The National Planning Framework’s (“NPF”) first Revision was adopted to address evolving challenges in relation to climate change, housing, regional development, and population growth. It clearly outlines an intention to accelerate much-needed housing delivery by prioritising residential development in areas with existing and planned infrastructure capacity.
In July 2025, “NPF Implementation: Housing Growth Requirements Guidelines for Planning Authorities” (“the Guidelines”) were issued under Section 28 of the the Planning Act 2024. The purpose of the Guidelines is to inform variation processes, and to assist planning authorities in appropriately integrating the strategic national and regional population parameters into the preparation of the housing strategy, informed by the Housing Need and Demand Assessment (HNDA) process outlined in NPO47 of the Revised NPF. Where the planning authority considers that lands may not be developed within the remaining planning period, it may be necessary to consider the zoning of alternative lands in the short to medium term.

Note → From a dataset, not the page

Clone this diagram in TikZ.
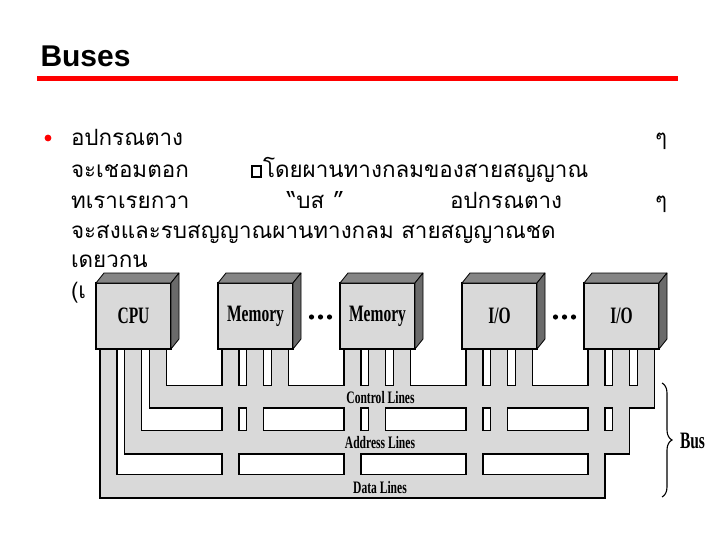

5. An increase in CPO related litigation
The compulsory purchase order (CPO) procedure is typically undertaken to facilitate public infrastructure projects that serve the greater good, such as road enhancements throughout Ireland or urban development initiatives like the bus connects scheme and the proposed LUAS extension. The current law stems from many different pieces of legislation, and different rules apply depending on the type of CPO involved, whether for roads, housing, railways, or other infrastructure such as gas pipelines. Given the complex legal landscape surrounding CPOs and the appetite for Government to promote the use of CPO’s coupled with certain State agencies statutory powers to compulsorily acquire land, it is a power that is carefully scrutinised by affected parties from a legal compliance perspective. In our experience of advising semi state entities with CPO powers, successful objections to CPO’s are usually those which have been made on planning or legal grounds including masterplan preparation, rezoning to facilitate residential-led development, consolidation or relocation of existing uses, decontamination and detailed design of significant infrastructure works. We anticipate more litigation in this space.